* [What this task involves] Leave out the pictures and repeat the rest of the material exactly.

* [Material provided]
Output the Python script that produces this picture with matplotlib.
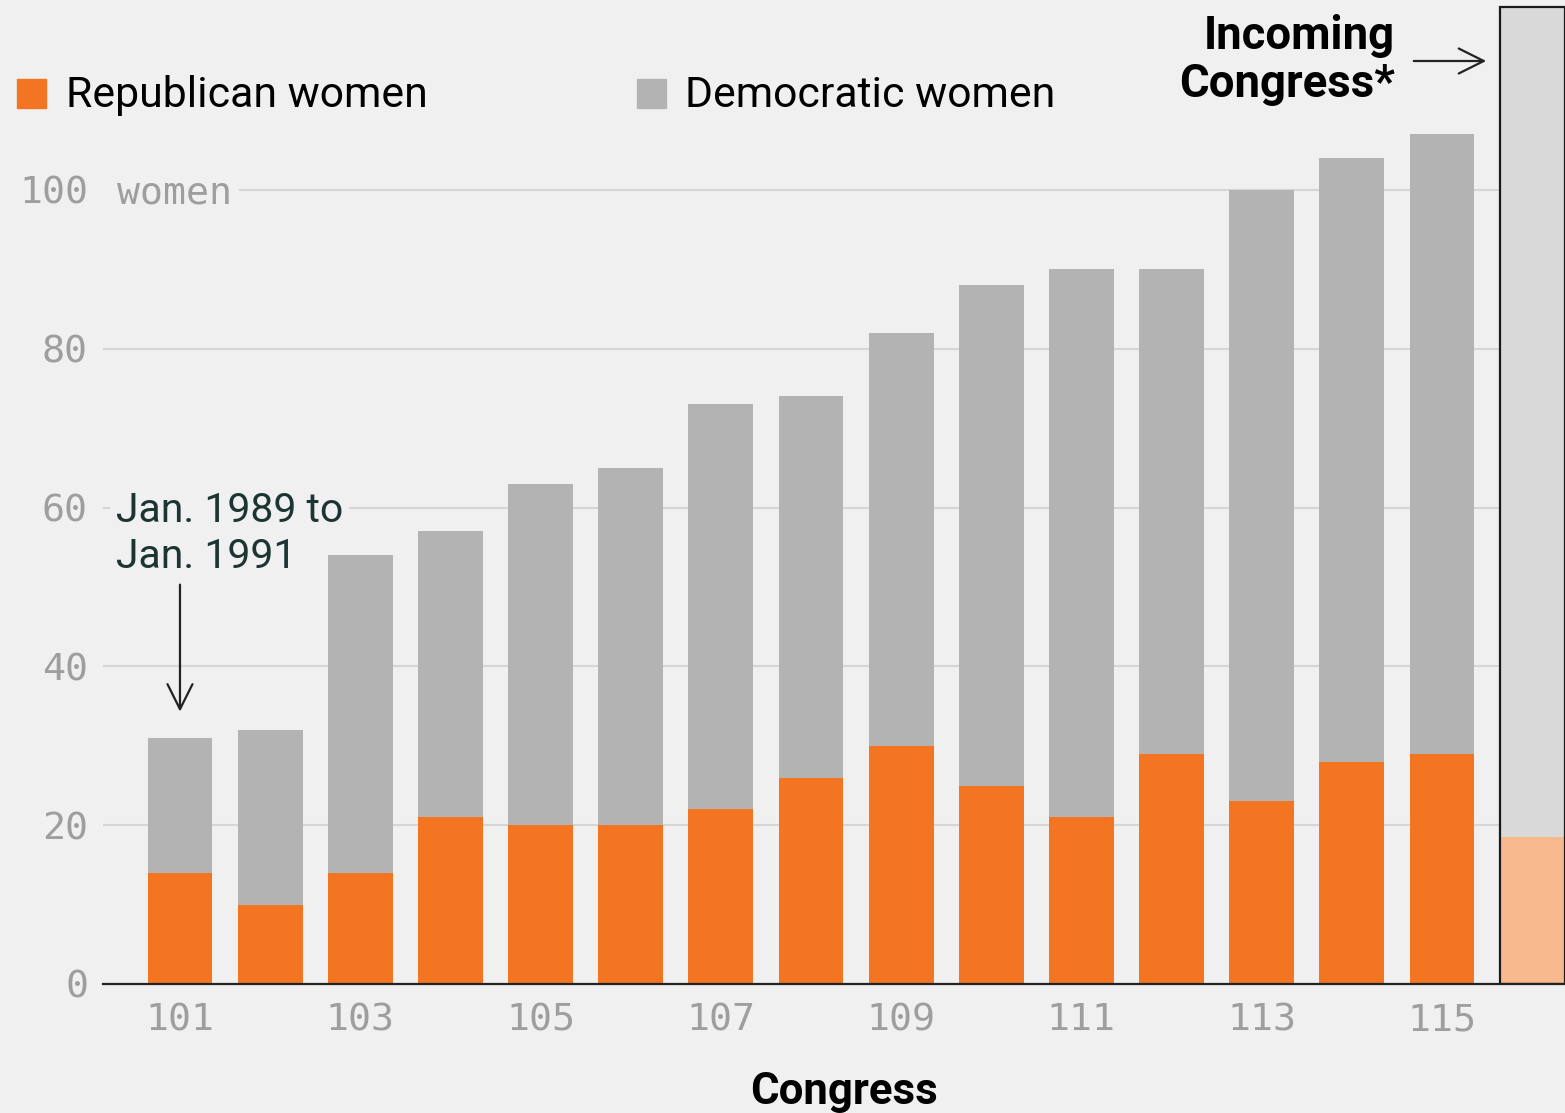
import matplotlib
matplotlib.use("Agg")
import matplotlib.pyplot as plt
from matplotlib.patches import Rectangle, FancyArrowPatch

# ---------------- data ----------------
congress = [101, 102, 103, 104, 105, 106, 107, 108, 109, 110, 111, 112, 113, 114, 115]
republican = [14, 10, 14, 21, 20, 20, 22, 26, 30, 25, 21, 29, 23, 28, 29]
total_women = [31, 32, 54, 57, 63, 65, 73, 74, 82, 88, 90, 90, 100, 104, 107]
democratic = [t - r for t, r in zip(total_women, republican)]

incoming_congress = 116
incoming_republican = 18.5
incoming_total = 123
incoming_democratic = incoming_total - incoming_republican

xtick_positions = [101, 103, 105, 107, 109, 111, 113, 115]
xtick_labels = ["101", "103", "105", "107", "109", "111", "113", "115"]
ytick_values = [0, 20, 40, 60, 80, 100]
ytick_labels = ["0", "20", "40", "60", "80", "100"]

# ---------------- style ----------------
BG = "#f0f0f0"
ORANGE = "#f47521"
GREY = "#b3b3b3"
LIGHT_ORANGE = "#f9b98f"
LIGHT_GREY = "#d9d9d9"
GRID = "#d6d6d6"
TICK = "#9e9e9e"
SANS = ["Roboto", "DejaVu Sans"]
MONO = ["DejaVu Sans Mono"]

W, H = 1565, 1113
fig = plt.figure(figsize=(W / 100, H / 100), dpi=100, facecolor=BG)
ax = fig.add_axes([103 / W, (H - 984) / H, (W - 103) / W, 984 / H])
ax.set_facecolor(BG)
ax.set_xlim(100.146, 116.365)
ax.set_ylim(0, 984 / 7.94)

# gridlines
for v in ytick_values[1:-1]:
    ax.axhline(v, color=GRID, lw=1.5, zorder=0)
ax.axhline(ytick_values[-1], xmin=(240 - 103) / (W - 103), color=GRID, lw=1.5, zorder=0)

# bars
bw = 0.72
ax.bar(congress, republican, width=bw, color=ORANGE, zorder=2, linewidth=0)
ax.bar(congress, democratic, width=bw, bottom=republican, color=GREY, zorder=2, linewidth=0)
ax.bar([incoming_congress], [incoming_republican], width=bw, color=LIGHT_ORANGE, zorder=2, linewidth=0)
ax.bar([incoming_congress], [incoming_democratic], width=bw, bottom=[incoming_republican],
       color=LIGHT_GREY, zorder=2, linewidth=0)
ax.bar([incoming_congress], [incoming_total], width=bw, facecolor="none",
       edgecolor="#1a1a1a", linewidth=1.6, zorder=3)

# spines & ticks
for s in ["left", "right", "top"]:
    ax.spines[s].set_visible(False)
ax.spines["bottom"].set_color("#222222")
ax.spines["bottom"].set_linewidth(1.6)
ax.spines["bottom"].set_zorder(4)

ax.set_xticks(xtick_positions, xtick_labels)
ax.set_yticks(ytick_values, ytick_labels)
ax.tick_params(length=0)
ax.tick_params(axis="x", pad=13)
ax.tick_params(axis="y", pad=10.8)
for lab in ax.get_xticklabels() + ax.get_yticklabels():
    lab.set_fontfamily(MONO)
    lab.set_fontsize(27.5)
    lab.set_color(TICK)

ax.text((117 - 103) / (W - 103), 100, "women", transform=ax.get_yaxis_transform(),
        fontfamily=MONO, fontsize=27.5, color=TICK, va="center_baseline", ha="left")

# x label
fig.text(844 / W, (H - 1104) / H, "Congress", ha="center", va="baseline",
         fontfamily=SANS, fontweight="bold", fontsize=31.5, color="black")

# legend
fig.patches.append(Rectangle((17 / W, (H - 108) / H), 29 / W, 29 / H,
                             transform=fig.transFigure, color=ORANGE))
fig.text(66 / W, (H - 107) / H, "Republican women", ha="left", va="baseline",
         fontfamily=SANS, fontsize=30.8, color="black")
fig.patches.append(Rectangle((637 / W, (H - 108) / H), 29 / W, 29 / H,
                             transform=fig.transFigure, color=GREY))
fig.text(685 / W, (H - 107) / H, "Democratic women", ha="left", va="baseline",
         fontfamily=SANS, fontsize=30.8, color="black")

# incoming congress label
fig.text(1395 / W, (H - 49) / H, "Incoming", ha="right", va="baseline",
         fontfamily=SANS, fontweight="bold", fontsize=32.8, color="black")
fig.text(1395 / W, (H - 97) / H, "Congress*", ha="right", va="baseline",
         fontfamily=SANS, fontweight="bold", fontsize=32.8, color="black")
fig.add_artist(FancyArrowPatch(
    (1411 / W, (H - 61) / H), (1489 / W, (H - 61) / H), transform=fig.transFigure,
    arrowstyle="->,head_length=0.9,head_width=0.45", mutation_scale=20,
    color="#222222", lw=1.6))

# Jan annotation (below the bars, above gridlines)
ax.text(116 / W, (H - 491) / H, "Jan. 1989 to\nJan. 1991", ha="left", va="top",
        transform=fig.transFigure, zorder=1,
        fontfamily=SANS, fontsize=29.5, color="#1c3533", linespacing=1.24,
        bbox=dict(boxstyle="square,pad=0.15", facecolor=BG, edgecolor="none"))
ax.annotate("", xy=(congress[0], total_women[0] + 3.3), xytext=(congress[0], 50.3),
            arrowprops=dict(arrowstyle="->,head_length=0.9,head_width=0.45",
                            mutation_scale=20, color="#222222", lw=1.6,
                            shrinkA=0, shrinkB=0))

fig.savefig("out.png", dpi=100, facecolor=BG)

* [Finished answer]
Output the Python script that produces this picture with matplotlib.
import matplotlib
matplotlib.use("Agg")
import matplotlib.pyplot as plt
from matplotlib.patches import Rectangle, FancyArrowPatch

# ---------------- data ----------------
congress = [101, 102, 103, 104, 105, 106, 107, 108, 109, 110, 111, 112, 113, 114, 115]
republican = [14, 10, 14, 21, 20, 20, 22, 26, 30, 25, 21, 29, 23, 28, 29]
total_women = [31, 32, 54, 57, 63, 65, 73, 74, 82, 88, 90, 90, 100, 104, 107]
democratic = [t - r for t, r in zip(total_women, republican)]

incoming_congress = 116
incoming_republican = 18.5
incoming_total = 123
incoming_democratic = incoming_total - incoming_republican

xtick_positions = [101, 103, 105, 107, 109, 111, 113, 115]
xtick_labels = ["101", "103", "105", "107", "109", "111", "113", "115"]
ytick_values = [0, 20, 40, 60, 80, 100]
ytick_labels = ["0", "20", "40", "60", "80", "100"]

# ---------------- style ----------------
BG = "#f0f0f0"
ORANGE = "#f47521"
GREY = "#b3b3b3"
LIGHT_ORANGE = "#f9b98f"
LIGHT_GREY = "#d9d9d9"
GRID = "#d6d6d6"
TICK = "#9e9e9e"
SANS = ["Roboto", "DejaVu Sans"]
MONO = ["DejaVu Sans Mono"]

W, H = 1565, 1113
fig = plt.figure(figsize=(W / 100, H / 100), dpi=100, facecolor=BG)
ax = fig.add_axes([103 / W, (H - 984) / H, (W - 103) / W, 984 / H])
ax.set_facecolor(BG)
ax.set_xlim(100.146, 116.365)
ax.set_ylim(0, 984 / 7.94)

# gridlines
for v in ytick_values[1:-1]:
    ax.axhline(v, color=GRID, lw=1.5, zorder=0)
ax.axhline(ytick_values[-1], xmin=(240 - 103) / (W - 103), color=GRID, lw=1.5, zorder=0)

# bars
bw = 0.72
ax.bar(congress, republican, width=bw, color=ORANGE, zorder=2, linewidth=0)
ax.bar(congress, democratic, width=bw, bottom=republican, color=GREY, zorder=2, linewidth=0)
ax.bar([incoming_congress], [incoming_republican], width=bw, color=LIGHT_ORANGE, zorder=2, linewidth=0)
ax.bar([incoming_congress], [incoming_democratic], width=bw, bottom=[incoming_republican],
       color=LIGHT_GREY, zorder=2, linewidth=0)
ax.bar([incoming_congress], [incoming_total], width=bw, facecolor="none",
       edgecolor="#1a1a1a", linewidth=1.6, zorder=3)

# spines & ticks
for s in ["left", "right", "top"]:
    ax.spines[s].set_visible(False)
ax.spines["bottom"].set_color("#222222")
ax.spines["bottom"].set_linewidth(1.6)
ax.spines["bottom"].set_zorder(4)

ax.set_xticks(xtick_positions, xtick_labels)
ax.set_yticks(ytick_values, ytick_labels)
ax.tick_params(length=0)
ax.tick_params(axis="x", pad=13)
ax.tick_params(axis="y", pad=10.8)
for lab in ax.get_xticklabels() + ax.get_yticklabels():
    lab.set_fontfamily(MONO)
    lab.set_fontsize(27.5)
    lab.set_color(TICK)

ax.text((117 - 103) / (W - 103), 100, "women", transform=ax.get_yaxis_transform(),
        fontfamily=MONO, fontsize=27.5, color=TICK, va="center_baseline", ha="left")

# x label
fig.text(844 / W, (H - 1104) / H, "Congress", ha="center", va="baseline",
         fontfamily=SANS, fontweight="bold", fontsize=31.5, color="black")

# legend
fig.patches.append(Rectangle((17 / W, (H - 108) / H), 29 / W, 29 / H,
                             transform=fig.transFigure, color=ORANGE))
fig.text(66 / W, (H - 107) / H, "Republican women", ha="left", va="baseline",
         fontfamily=SANS, fontsize=30.8, color="black")
fig.patches.append(Rectangle((637 / W, (H - 108) / H), 29 / W, 29 / H,
                             transform=fig.transFigure, color=GREY))
fig.text(685 / W, (H - 107) / H, "Democratic women", ha="left", va="baseline",
         fontfamily=SANS, fontsize=30.8, color="black")

# incoming congress label
fig.text(1395 / W, (H - 49) / H, "Incoming", ha="right", va="baseline",
         fontfamily=SANS, fontweight="bold", fontsize=32.8, color="black")
fig.text(1395 / W, (H - 97) / H, "Congress*", ha="right", va="baseline",
         fontfamily=SANS, fontweight="bold", fontsize=32.8, color="black")
fig.add_artist(FancyArrowPatch(
    (1411 / W, (H - 61) / H), (1489 / W, (H - 61) / H), transform=fig.transFigure,
    arrowstyle="->,head_length=0.9,head_width=0.45", mutation_scale=20,
    color="#222222", lw=1.6))

# Jan annotation (below the bars, above gridlines)
ax.text(116 / W, (H - 491) / H, "Jan. 1989 to\nJan. 1991", ha="left", va="top",
        transform=fig.transFigure, zorder=1,
        fontfamily=SANS, fontsize=29.5, color="#1c3533", linespacing=1.24,
        bbox=dict(boxstyle="square,pad=0.15", facecolor=BG, edgecolor="none"))
ax.annotate("", xy=(congress[0], total_women[0] + 3.3), xytext=(congress[0], 50.3),
            arrowprops=dict(arrowstyle="->,head_length=0.9,head_width=0.45",
                            mutation_scale=20, color="#222222", lw=1.6,
                            shrinkA=0, shrinkB=0))

fig.savefig("out.png", dpi=100, facecolor=BG)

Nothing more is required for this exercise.